### Task material
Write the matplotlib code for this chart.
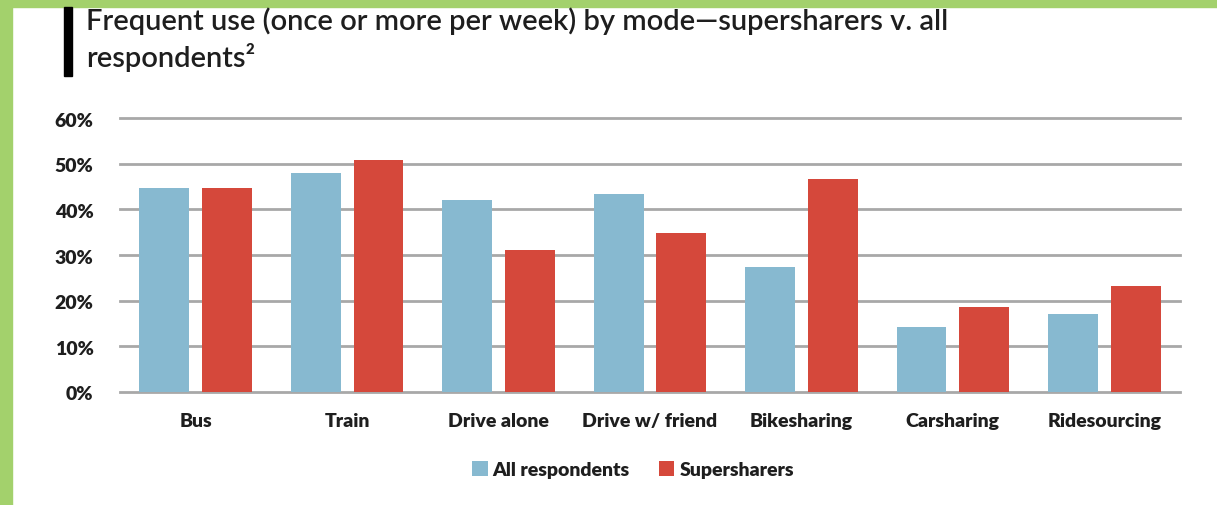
import matplotlib.pyplot as plt
import matplotlib.transforms as mtransforms
import numpy as np
from matplotlib.patches import Rectangle

modes = ['Bus', 'Train', 'Drive alone', 'Drive w/ friend', 'Bikesharing', 'Carsharing', 'Ridesourcing']
all_respondents = [44.6, 48.0, 42.0, 43.4, 27.4, 14.2, 17.1]
supersharers = [44.7, 50.8, 31.1, 34.9, 46.6, 18.5, 23.1]
y_ticks = [0, 10, 20, 30, 40, 50, 60]
series_names = ['All respondents', 'Supersharers']

BLUE = '#87b9d0'
RED = '#d5483b'
GRID = '#a8a8a8'
GREEN = '#a3d16c'
TEXT = '#1e1e1e'

W, H = 1217, 505
plt.rcParams['font.family'] = ['Lato', 'DejaVu Sans']

fig = plt.figure(figsize=(W / 100, H / 100), dpi=100)
fig.patch.set_facecolor('white')

# green frame on the left and top, black accent bar by the title
fig.patches.append(Rectangle((0, 0), 12.3 / W, 1, transform=fig.transFigure, color=GREEN, zorder=0))
fig.patches.append(Rectangle((0, 1 - 7.3 / H), 1, 7.3 / H, transform=fig.transFigure, color=GREEN, zorder=0))
fig.patches.append(Rectangle((64 / W, 1 - 76 / H), 8 / W, 69 / H, transform=fig.transFigure, color='black', zorder=1))

fig.text(86 / W, 1 - 30 / H, 'Frequent use (once or more per week) by mode\u2014supersharers v. all',
         fontsize=21, fontweight='semibold', color=TEXT, va='baseline', ha='left')
fig.text(86 / W, 1 - 67 / H, 'respondents\u00b2', fontsize=21, fontweight='semibold', color=TEXT,
         va='baseline', ha='left')

left, right = 120 / W, 1180 / W
bottom, top = 1 - 391.7 / H, 1 - 118.3 / H
ax = fig.add_axes([left, bottom, right - left, top - bottom])

x = np.arange(len(modes))
width = 0.33
off = 0.207
ax.bar(x - off, all_respondents, width, color=BLUE, label=series_names[0], zorder=2)
ax.bar(x + off, supersharers, width, color=RED, label=series_names[1], zorder=2)

ax.set_xlim(-0.5, len(modes) - 0.5)
ax.set_ylim(0, 60)
for t in y_ticks:
    ax.axhline(t, color=GRID, lw=2, zorder=1, clip_on=False)

for s in ax.spines.values():
    s.set_visible(False)
ax.set_yticks(y_ticks)
ax.set_yticklabels([f'{t}%' for t in y_ticks], fontsize=14, fontweight='heavy', color=TEXT)
ax.set_xticks(x)
ax.set_xticklabels(modes, fontsize=14, fontweight='heavy', color=TEXT)
ax.tick_params(axis='y', length=0, pad=19)
ax.tick_params(axis='x', length=0, pad=15)
# labels sit a few pixels below their gridline in the original
shift = mtransforms.ScaledTranslation(0, -3 / 100, fig.dpi_scale_trans)
for lab in ax.get_yticklabels():
    lab.set_va('center')
    lab.set_transform(lab.get_transform() + shift)

leg = fig.legend(loc='center', bbox_to_anchor=(633 / W, 1 - 470 / H), ncol=2, frameon=False,
                 prop={'size': 14, 'weight': 'heavy'}, handlelength=0.8, handleheight=0.8,
                 handletextpad=0.25, columnspacing=1.5)
for txt in leg.get_texts():
    txt.set_color(TEXT)

fig.savefig('out.png', dpi=100, facecolor='white')
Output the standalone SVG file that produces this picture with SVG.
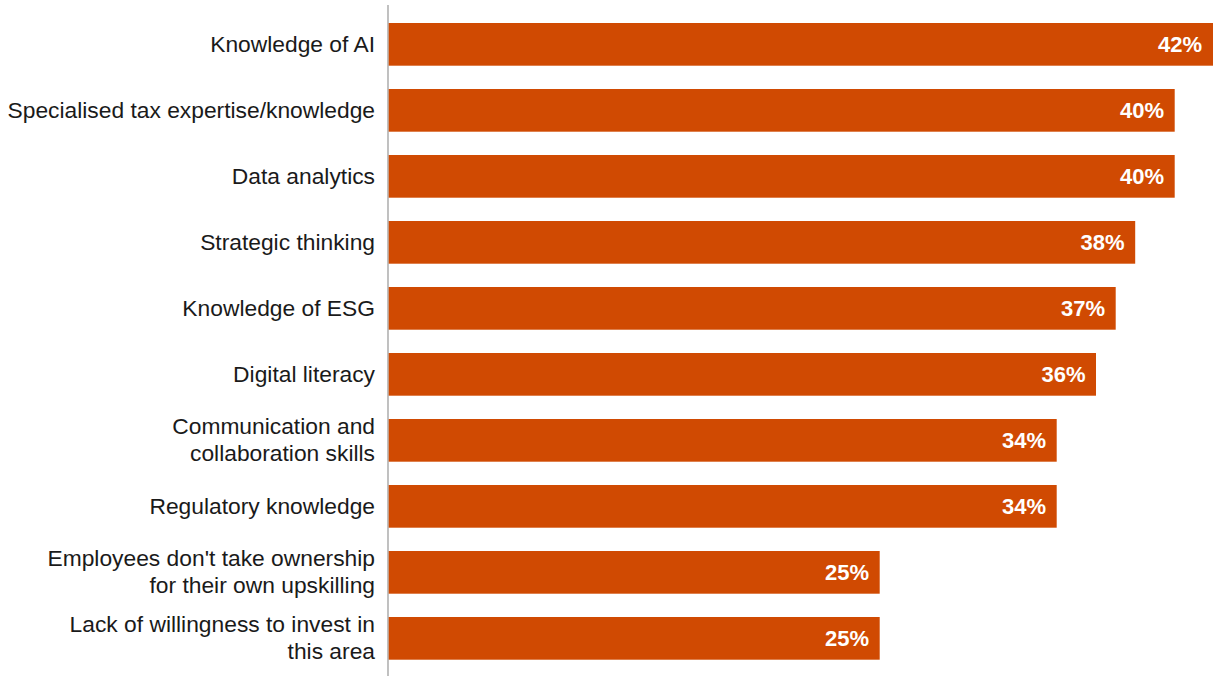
<svg xmlns="http://www.w3.org/2000/svg" width="1213" height="676" viewBox="0 0 1213 676">
<style>
.bar{fill:#D04A02}
.lbl{font-family:"Liberation Sans",Arial,Helvetica,sans-serif;font-size:22.8px;fill:#1a1a1a;text-anchor:end}
.val{font-family:"Liberation Sans",Arial,Helvetica,sans-serif;font-size:22px;font-weight:bold;fill:#ffffff;text-anchor:end}
.axis{stroke:#a6a6a6;stroke-width:1.4;fill:none}
</style>
<rect width="1213" height="676" fill="#ffffff"/>
<g id="connectors">
<line class="axis" x1="388" y1="5" x2="388" y2="676"/>
</g>
<g id="bar1"><rect class="bar" x="388.7" y="23" width="824.3" height="42.7"/><text class="lbl" x="375" y="52">Knowledge of AI</text><text class="val" x="1202" y="52">42%</text></g>
<g id="bar2"><rect class="bar" x="388.7" y="89" width="786" height="42.7"/><text class="lbl" x="375" y="118">Specialised tax expertise/knowledge</text><text class="val" x="1164" y="118">40%</text></g>
<g id="bar3"><rect class="bar" x="388.7" y="155" width="786" height="42.7"/><text class="lbl" x="375" y="184">Data analytics</text><text class="val" x="1164" y="184">40%</text></g>
<g id="bar4"><rect class="bar" x="388.7" y="221" width="746.5" height="42.7"/><text class="lbl" x="375" y="250">Strategic thinking</text><text class="val" x="1124.5" y="250">38%</text></g>
<g id="bar5"><rect class="bar" x="388.7" y="287" width="727" height="42.7"/><text class="lbl" x="375" y="316">Knowledge of ESG</text><text class="val" x="1105" y="316">37%</text></g>
<g id="bar6"><rect class="bar" x="388.7" y="353" width="707.3" height="42.7"/><text class="lbl" x="375" y="382">Digital literacy</text><text class="val" x="1085.5" y="382">36%</text></g>
<g id="bar7"><rect class="bar" x="388.7" y="419" width="668" height="42.7"/><text class="lbl" x="375" y="434">Communication and</text><text class="lbl" x="375" y="461">collaboration skills</text><text class="val" x="1046" y="448">34%</text></g>
<g id="bar8"><rect class="bar" x="388.7" y="485" width="668" height="42.7"/><text class="lbl" x="375" y="514">Regulatory knowledge</text><text class="val" x="1046" y="514">34%</text></g>
<g id="bar9"><rect class="bar" x="388.7" y="551" width="491" height="42.7"/><text class="lbl" x="375" y="566">Employees don't take ownership</text><text class="lbl" x="375" y="593">for their own upskilling</text><text class="val" x="869" y="580">25%</text></g>
<g id="bar10"><rect class="bar" x="388.7" y="617" width="491" height="42.7"/><text class="lbl" x="375" y="632">Lack of willingness to invest in</text><text class="lbl" x="375" y="659">this area</text><text class="val" x="869" y="646">25%</text></g>
</svg>
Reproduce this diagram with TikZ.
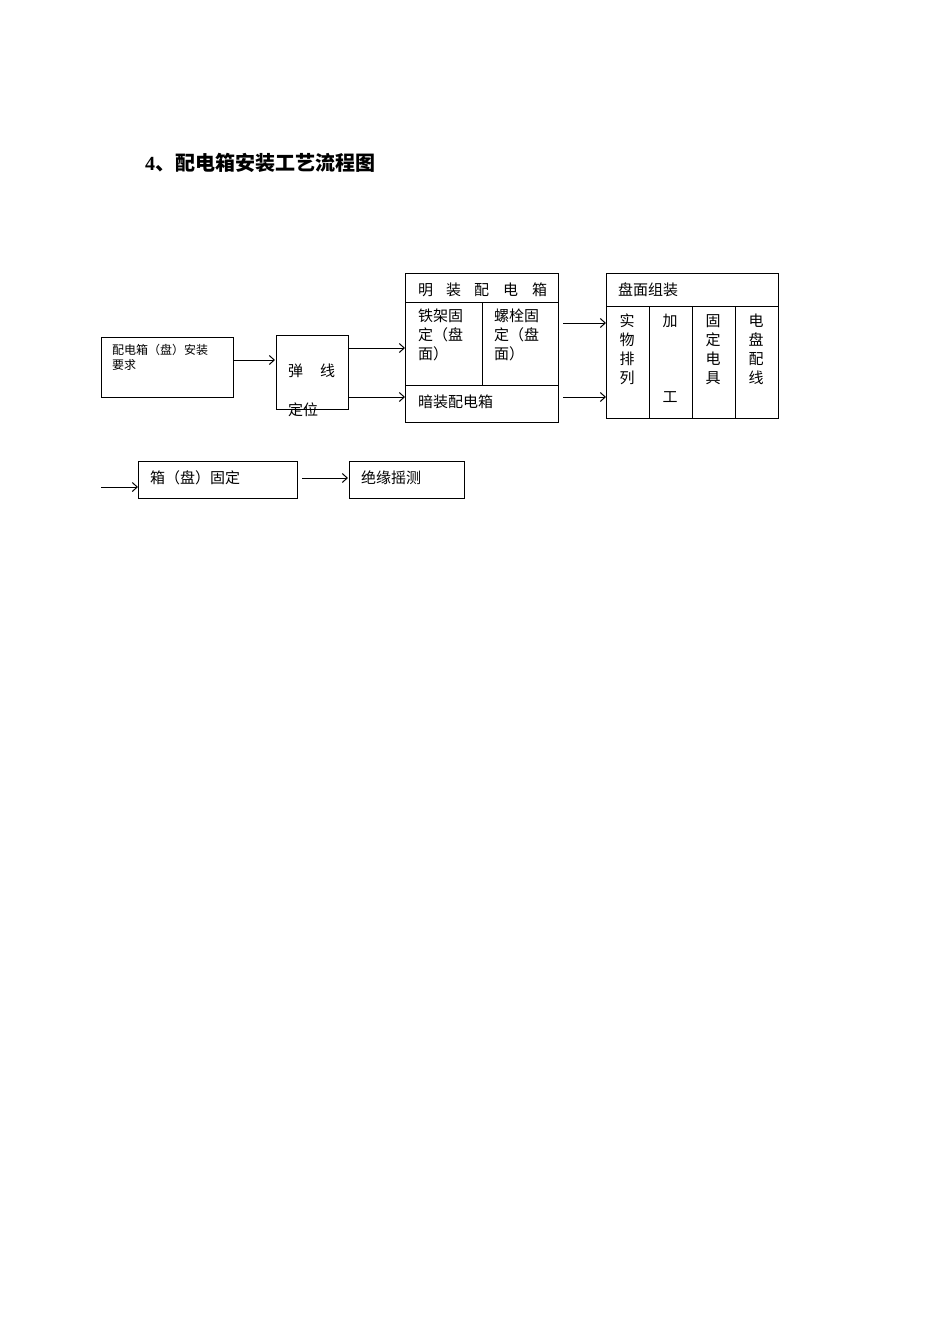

### Exercise
Extract, word for word, each line from the top of the data down to and including the line with "from matplotlib.patches import Rectangle"; skip the pictures.

### Correct output
Write the matplotlib code for this chart.
import matplotlib.pyplot as plt
import matplotlib.transforms as mtransforms
import numpy as np
from matplotlib.patches import Rectangle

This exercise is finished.